DIRECTIVE
Omit the pictures and print exactly the lines of the listing below, starting at the first and ending at the line containing "const leucaenaWeight = [200, 297, 397, 446, 500];".

___ SUPPLIED ENTRIES

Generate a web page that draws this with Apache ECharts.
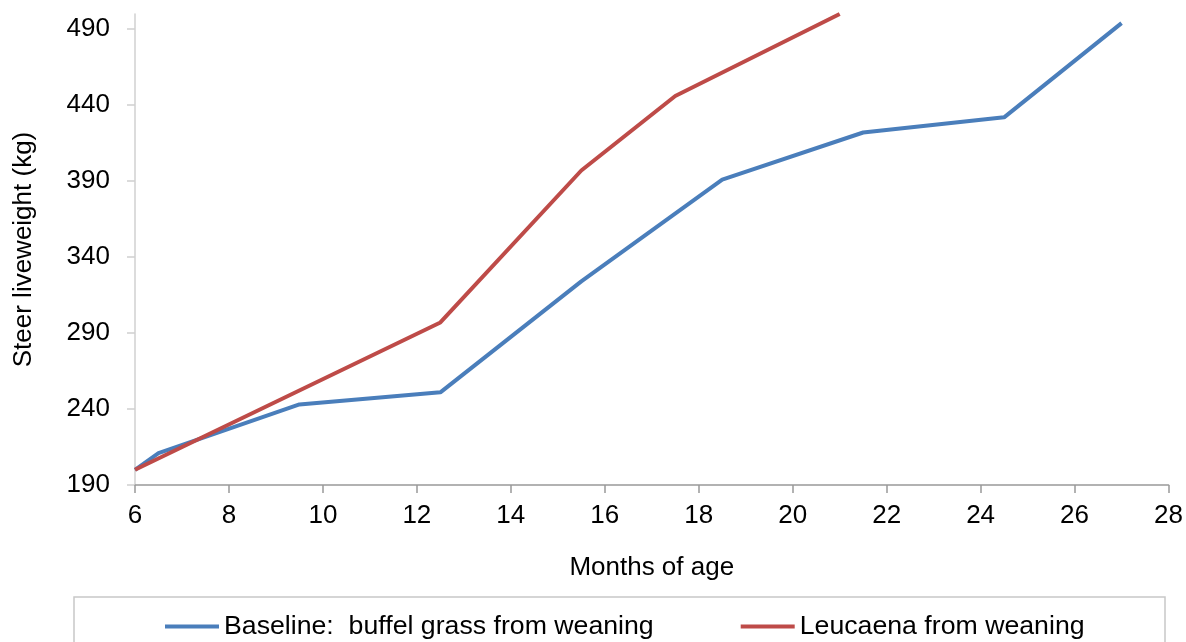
<!DOCTYPE html>
<html>
<head>
<meta charset="utf-8">
<script src="https://cdn.jsdelivr.net/npm/echarts@6/dist/echarts.min.js"></script>
<style>
  html, body { margin: 0; padding: 0; background: #fff; }
  #main { width: 1186px; height: 642px; }
</style>
</head>
<body>
<div id="main"></div>
<script>
// months of age / liveweight (kg)
const baselineMonths = [6, 6.5, 9.5, 12.5, 15.5, 18.5, 21.5, 24.5, 27];
const baselineWeight = [200, 211, 243, 251, 324, 391, 422, 432, 494];
const leucaenaMonths = [6, 12.5, 15.5, 17.5, 21];
const leucaenaWeight = [200, 297, 397, 446, 500];

const seriesNames = ['Baseline:  buffel grass from weaning', 'Leucaena from weaning'];
const font = 'Liberation Sans, Arial, sans-serif';

const chart = echarts.init(document.getElementById('main'));

function pairs(xs, ys) {
  return xs.map((x, i) => [x, ys[i]]);
}

const option = {
  animation: false,
  backgroundColor: '#fff',
  grid: { left: 135, right: 17, top: 14, bottom: 157 },
  xAxis: {
    type: 'value',
    min: 6,
    max: 28,
    interval: 2,
    name: 'Months of age',
    nameLocation: 'middle',
    nameGap: 70,
    nameTextStyle: { fontFamily: font, fontSize: 26, color: '#000' },
    axisLine: { lineStyle: { color: '#999', width: 1.5 } },
    axisTick: { show: true, length: 8, lineStyle: { color: '#999', width: 1.5 } },
    axisLabel: { margin: 18, fontFamily: font, fontSize: 26, color: '#000' },
    splitLine: { show: false }
  },
  yAxis: {
    type: 'value',
    min: 190,
    max: 500,
    interval: 50,
    name: 'Steer liveweight (kg)',
    nameLocation: 'middle',
    nameGap: 98,
    nameTextStyle: { fontFamily: font, fontSize: 26, color: '#000' },
    axisLine: { show: true, lineStyle: { color: '#d0d0d0', width: 1.5 } },
    axisTick: { show: true, length: 8, lineStyle: { color: '#d0d0d0', width: 1.5 } },
    axisLabel: { margin: 25, fontFamily: font, fontSize: 26, color: '#000', showMaxLabel: false },
    splitLine: { show: false }
  },
  legend: {
    left: 160,
    top: 608,
    icon: 'rect',
    itemWidth: 54,
    itemHeight: 4,
    itemGap: 87,
    textStyle: { fontFamily: font, fontSize: 26.7, color: '#000' },
    data: seriesNames
  },
  graphic: [
    {
      type: 'rect',
      shape: { x: 74, y: 597, width: 1091, height: 60 },
      style: { fill: 'none', stroke: '#c8c8c8', lineWidth: 1.5 }
    }
  ],
  series: [
    {
      name: seriesNames[0],
      type: 'line',
      symbol: 'none',
      data: pairs(baselineMonths, baselineWeight),
      color: '#4A7EBB',
      lineStyle: { color: '#4A7EBB', width: 4 }
    },
    {
      name: seriesNames[1],
      type: 'line',
      symbol: 'none',
      data: pairs(leucaenaMonths, leucaenaWeight),
      color: '#BE4B48',
      lineStyle: { color: '#BE4B48', width: 4 }
    }
  ]
};

chart.setOption(option);
</script>
</body>
</html>
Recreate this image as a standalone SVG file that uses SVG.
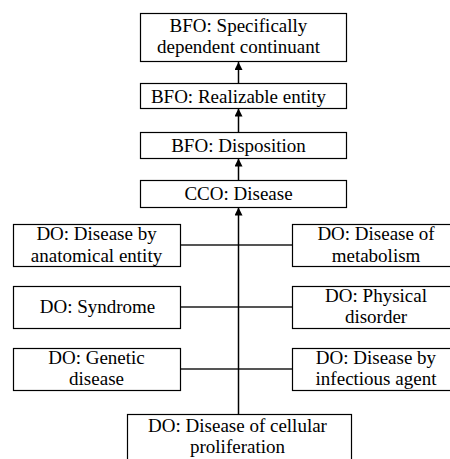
<svg xmlns="http://www.w3.org/2000/svg" width="450" height="459" viewBox="0 0 450 459">
<defs>
<marker id="ah" viewBox="0 0 10 10" refX="10" refY="5" markerWidth="8" markerHeight="8" markerUnits="userSpaceOnUse" orient="auto">
<path d="M0,0 L10,5 L0,10 Z" fill="#000"/>
</marker>
</defs>
<rect width="450" height="459" fill="#fff"/>
<g id="connectors" fill="none">
<g stroke="#555" stroke-width="2">
<line x1="180" y1="245" x2="292" y2="245"/>
<line x1="180" y1="307" x2="292" y2="307"/>
<line x1="180" y1="369" x2="292" y2="369"/>
</g>
<g stroke="#000" stroke-width="1.5">
<line x1="238.5" y1="414" x2="238.5" y2="207.5" marker-end="url(#ah)"/>
<line x1="238.5" y1="180" x2="238.5" y2="158.5" marker-end="url(#ah)"/>
<line x1="238.5" y1="132" x2="238.5" y2="108.5" marker-end="url(#ah)"/>
<line x1="238.5" y1="83" x2="238.5" y2="62" marker-end="url(#ah)"/>
</g>
</g>
<g stroke-width="1.2">
<g id="n1"><rect fill="#fff" stroke="#000" x="140.5" y="13.5" width="206" height="48"/><text font-family="Liberation Serif" font-size="19" x="169.6" y="32">BFO: Specifically</text><text font-family="Liberation Serif" font-size="19" x="157" y="53">dependent continuant</text></g>
<g id="n2"><rect fill="#fff" stroke="#000" x="140.5" y="83.5" width="206" height="25"/><text font-family="Liberation Serif" font-size="19" x="150.9" y="103">BFO: Realizable entity</text></g>
<g id="n3"><rect fill="#fff" stroke="#000" x="140.5" y="132.5" width="206" height="26"/><text font-family="Liberation Serif" font-size="19" x="171.2" y="152">BFO: Disposition</text></g>
<g id="n4"><rect fill="#fff" stroke="#000" x="140.5" y="180.5" width="206" height="27"/><text font-family="Liberation Serif" font-size="19" x="184.4" y="200">CCO: Disease</text></g>
<g id="n5"><rect fill="#fff" stroke="#000" x="13.5" y="224.5" width="167" height="42"/><text font-family="Liberation Serif" font-size="19" x="36.4" y="240">DO: Disease by</text><text font-family="Liberation Serif" font-size="19" x="30.8" y="261.5">anatomical entity</text></g>
<g id="n6"><rect fill="#fff" stroke="#000" x="292.5" y="224.5" width="167" height="42"/><text font-family="Liberation Serif" font-size="19" x="317.4" y="240">DO: Disease of</text><text font-family="Liberation Serif" font-size="19" x="331.7" y="261.5">metabolism</text></g>
<g id="n7"><rect fill="#fff" stroke="#000" x="13.5" y="286.5" width="167" height="42"/><text font-family="Liberation Serif" font-size="19" x="39.7" y="313">DO: Syndrome</text></g>
<g id="n8"><rect fill="#fff" stroke="#000" x="292.5" y="286.5" width="167" height="42"/><text font-family="Liberation Serif" font-size="19" x="325.1" y="302">DO: Physical</text><text font-family="Liberation Serif" font-size="19" x="344.9" y="323">disorder</text></g>
<g id="n9"><rect fill="#fff" stroke="#000" x="13.5" y="348.5" width="167" height="42"/><text font-family="Liberation Serif" font-size="19" x="48.2" y="363.5">DO: Genetic</text><text font-family="Liberation Serif" font-size="19" x="69.1" y="385">disease</text></g>
<g id="n10"><rect fill="#fff" stroke="#000" x="292.5" y="348.5" width="167" height="42"/><text font-family="Liberation Serif" font-size="19" x="315.8" y="363.5">DO: Disease by</text><text font-family="Liberation Serif" font-size="19" x="315.6" y="385">infectious agent</text></g>
<g id="n11"><rect fill="#fff" stroke="#000" x="127.5" y="414.5" width="224" height="60"/><text font-family="Liberation Serif" font-size="19" x="148.1" y="432">DO: Disease of cellular</text><text font-family="Liberation Serif" font-size="19" x="190" y="453">proliferation</text></g>
</g>
</svg>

______

RESULT OF THIS TASK
Generate a web page that draws this with Apache ECharts.
<!DOCTYPE html>
<html>
<head>
<meta charset="utf-8">
<script src="https://cdn.jsdelivr.net/npm/echarts@6/dist/echarts.min.js"></script>
<style>
  html, body { margin: 0; padding: 0; background: #fff; }
  #main { width: 1186px; height: 642px; }
</style>
</head>
<body>
<div id="main"></div>
<script>
// months of age / liveweight (kg)
const baselineMonths = [6, 6.5, 9.5, 12.5, 15.5, 18.5, 21.5, 24.5, 27];
const baselineWeight = [200, 211, 243, 251, 324, 391, 422, 432, 494];
const leucaenaMonths = [6, 12.5, 15.5, 17.5, 21];
const leucaenaWeight = [200, 297, 397, 446, 500];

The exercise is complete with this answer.